WHAT YOU WILL DO: All of the lines below are to be transcribed faithfully, with pictures excluded from the copy.
■ ■ ■ ■
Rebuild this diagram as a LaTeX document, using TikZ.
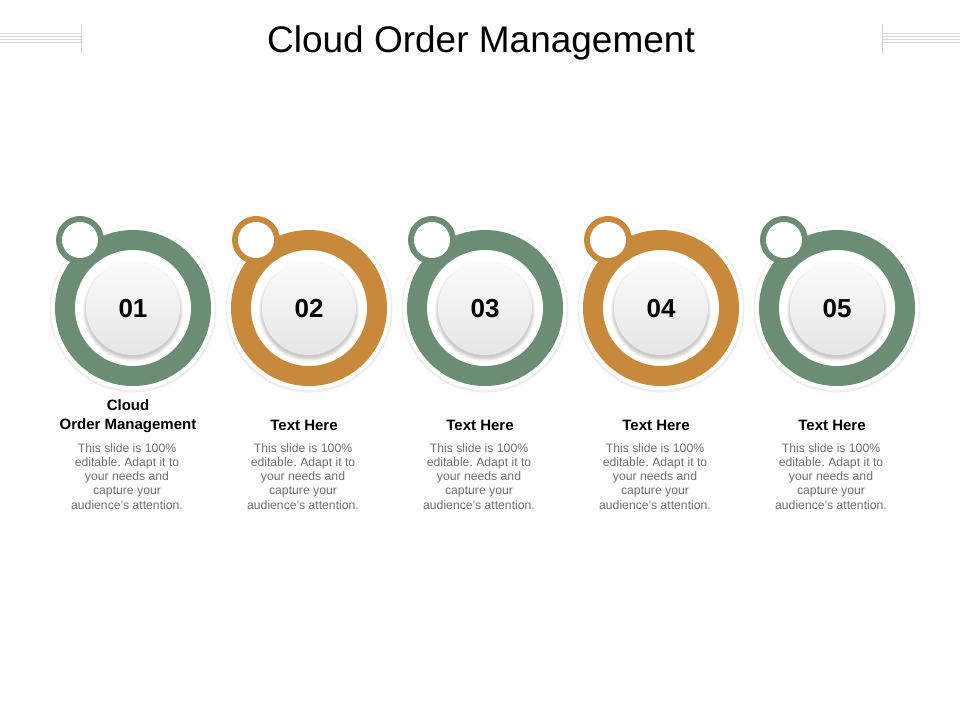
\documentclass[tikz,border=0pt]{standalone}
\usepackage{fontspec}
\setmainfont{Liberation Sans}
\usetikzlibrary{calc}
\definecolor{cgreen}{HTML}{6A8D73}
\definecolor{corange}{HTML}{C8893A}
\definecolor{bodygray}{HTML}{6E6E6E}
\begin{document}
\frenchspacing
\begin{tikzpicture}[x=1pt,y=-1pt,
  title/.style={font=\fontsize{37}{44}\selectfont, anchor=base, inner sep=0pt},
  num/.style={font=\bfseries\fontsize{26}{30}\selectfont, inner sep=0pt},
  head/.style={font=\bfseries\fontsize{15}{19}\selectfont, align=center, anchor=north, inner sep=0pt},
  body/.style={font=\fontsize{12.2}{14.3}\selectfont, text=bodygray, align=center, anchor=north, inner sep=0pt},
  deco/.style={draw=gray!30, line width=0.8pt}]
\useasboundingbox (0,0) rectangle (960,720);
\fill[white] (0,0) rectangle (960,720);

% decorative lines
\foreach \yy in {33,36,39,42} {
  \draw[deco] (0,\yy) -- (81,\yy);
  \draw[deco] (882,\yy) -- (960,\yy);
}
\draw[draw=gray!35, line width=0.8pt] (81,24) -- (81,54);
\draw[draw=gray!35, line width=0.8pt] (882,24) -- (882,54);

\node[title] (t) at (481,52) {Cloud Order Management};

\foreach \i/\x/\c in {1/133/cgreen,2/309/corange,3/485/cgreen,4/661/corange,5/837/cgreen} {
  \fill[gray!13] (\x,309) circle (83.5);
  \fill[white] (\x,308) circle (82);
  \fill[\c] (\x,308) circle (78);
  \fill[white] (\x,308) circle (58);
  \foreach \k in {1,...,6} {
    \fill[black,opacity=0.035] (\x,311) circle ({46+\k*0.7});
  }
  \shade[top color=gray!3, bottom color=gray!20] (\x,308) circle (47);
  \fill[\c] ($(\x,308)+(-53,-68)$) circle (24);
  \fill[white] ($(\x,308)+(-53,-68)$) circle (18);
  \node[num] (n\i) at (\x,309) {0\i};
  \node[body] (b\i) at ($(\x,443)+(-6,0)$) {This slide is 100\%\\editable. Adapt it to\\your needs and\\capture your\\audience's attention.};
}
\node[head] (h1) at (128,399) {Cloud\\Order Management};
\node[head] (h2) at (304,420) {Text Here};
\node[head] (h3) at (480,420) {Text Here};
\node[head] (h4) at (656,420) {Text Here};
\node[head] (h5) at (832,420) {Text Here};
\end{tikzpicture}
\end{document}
■ ■ ■ ■
EXERCISE RESPONSE:
Rebuild this diagram as a LaTeX document, using TikZ.
\documentclass[tikz,border=0pt]{standalone}
\usepackage{fontspec}
\setmainfont{Liberation Sans}
\usetikzlibrary{calc}
\definecolor{cgreen}{HTML}{6A8D73}
\definecolor{corange}{HTML}{C8893A}
\definecolor{bodygray}{HTML}{6E6E6E}
\begin{document}
\frenchspacing
\begin{tikzpicture}[x=1pt,y=-1pt,
  title/.style={font=\fontsize{37}{44}\selectfont, anchor=base, inner sep=0pt},
  num/.style={font=\bfseries\fontsize{26}{30}\selectfont, inner sep=0pt},
  head/.style={font=\bfseries\fontsize{15}{19}\selectfont, align=center, anchor=north, inner sep=0pt},
  body/.style={font=\fontsize{12.2}{14.3}\selectfont, text=bodygray, align=center, anchor=north, inner sep=0pt},
  deco/.style={draw=gray!30, line width=0.8pt}]
\useasboundingbox (0,0) rectangle (960,720);
\fill[white] (0,0) rectangle (960,720);

% decorative lines
\foreach \yy in {33,36,39,42} {
  \draw[deco] (0,\yy) -- (81,\yy);
  \draw[deco] (882,\yy) -- (960,\yy);
}
\draw[draw=gray!35, line width=0.8pt] (81,24) -- (81,54);
\draw[draw=gray!35, line width=0.8pt] (882,24) -- (882,54);

\node[title] (t) at (481,52) {Cloud Order Management};

\foreach \i/\x/\c in {1/133/cgreen,2/309/corange,3/485/cgreen,4/661/corange,5/837/cgreen} {
  \fill[gray!13] (\x,309) circle (83.5);
  \fill[white] (\x,308) circle (82);
  \fill[\c] (\x,308) circle (78);
  \fill[white] (\x,308) circle (58);
  \foreach \k in {1,...,6} {
    \fill[black,opacity=0.035] (\x,311) circle ({46+\k*0.7});
  }
  \shade[top color=gray!3, bottom color=gray!20] (\x,308) circle (47);
  \fill[\c] ($(\x,308)+(-53,-68)$) circle (24);
  \fill[white] ($(\x,308)+(-53,-68)$) circle (18);
  \node[num] (n\i) at (\x,309) {0\i};
  \node[body] (b\i) at ($(\x,443)+(-6,0)$) {This slide is 100\%\\editable. Adapt it to\\your needs and\\capture your\\audience's attention.};
}
\node[head] (h1) at (128,399) {Cloud\\Order Management};
\node[head] (h2) at (304,420) {Text Here};
\node[head] (h3) at (480,420) {Text Here};
\node[head] (h4) at (656,420) {Text Here};
\node[head] (h5) at (832,420) {Text Here};
\end{tikzpicture}
\end{document}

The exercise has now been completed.